Authorities are allowed to search devices people carry across the U.S. border in much the same way they search luggage, and they don't need a warrant to do it. Device searches at the border climbed steadily for several years but jumped by 11,000 - nearly 60 percent - in the last months of the Obama administration and in President Donald Trump's first year in office. Border agents searched 30,200 devices in the 2017 fiscal year, up from 19,051 the year before, according to the most recent CBP statistics.  

Border officials say devices are increasingly viewed as critical sources of information for national security threats, as my colleague Nick Miroff has reported. Agents search certain devices to check admissibility of some foreign visitors or screen for possible terrorist links, child pornography or other criminal activity.  

But privacy advocates say increasing searches across the board violates people's Fourth Amendment rights against unreasonable searches and seizures and are demanding that border agents get a warrant in such instances or at least show that a person is suspected of wrongdoing, for example, being on a terrorist watch list. They say innocent people have been searched illegally -- in one case, border agents demanded a NASA engineer's password and searched his phone without a warrant as he returned from a trip to Chile.  

Privacy advocates cite two types of problematic searches when the person isn't suspected of a crime. One is a manual search in which a border agent opens a phone and goes through its contents as a normal user might. The other is a forensic search, in which agents use software to review all of a phone's data - including web browsing history, emails, contact lists and even precise location data.  

"The government argues that the border is different. And the border may be different, but so are smartphones because they reveal all these important details," said Faiza Patel, director of the nonpartisan Brennan Center's Liberty and National Security Program.  

And lawsuits challenging device searches are bubbling up through the federal court system. The EFF is representing a group of 10 American citizens and one lawful permanent resident whose smartphones and other electronic devices were searched without a warrant. They notched a key victory in May when a judge rejected the government's request to throw out the case. "Electronic device searches are, categorically, more intrusive than searches of one's person or effects," U.S. District Judge Denise Casper wrote in the ruling. "The ability to review travelers' cellphones allows officers to view 'nearly every aspect of their lives - from the mundane to the intimate.' "  
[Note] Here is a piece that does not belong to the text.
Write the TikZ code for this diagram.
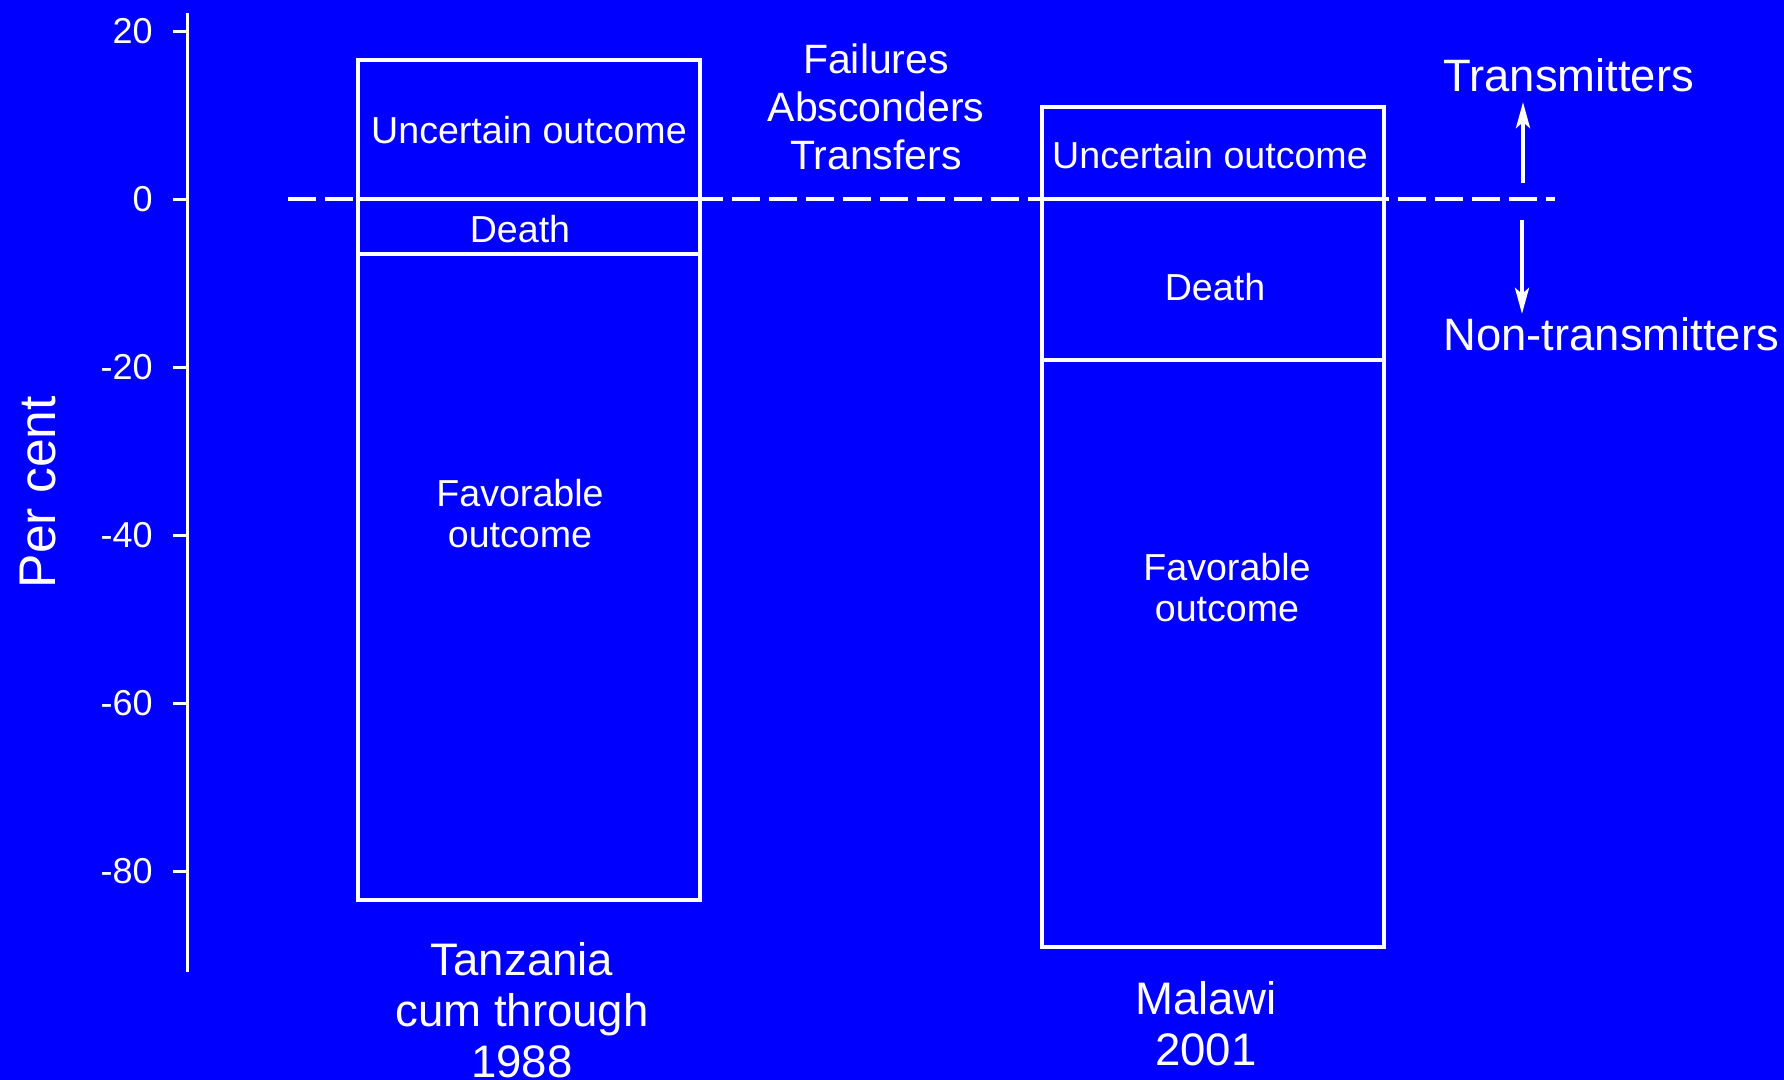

Other similar cases are farther along. In the past year, three federal appeals courts have handed down diverging opinions in cases involving warrantless device searches at the border. That means the issue could be headed toward the Supreme Court in the near future.  

"When these searches were isolated and fewer people were affected, the momentum really hadn't reached a peak," Patel told me. "Now it seems there is a good body of instances where these searches are undertaken, and they seem to be suspicionless and there doesn't seem to be a reason for CBP to be conducting them. . . . It creates an atmosphere where these cases will be moving forward."  

As the number of searches has risen, so has the public outrage. "There is growing frustration by a growing number of people" who have had devices searched, Schwartz told me. "We get calls all the time from travelers who are very upset."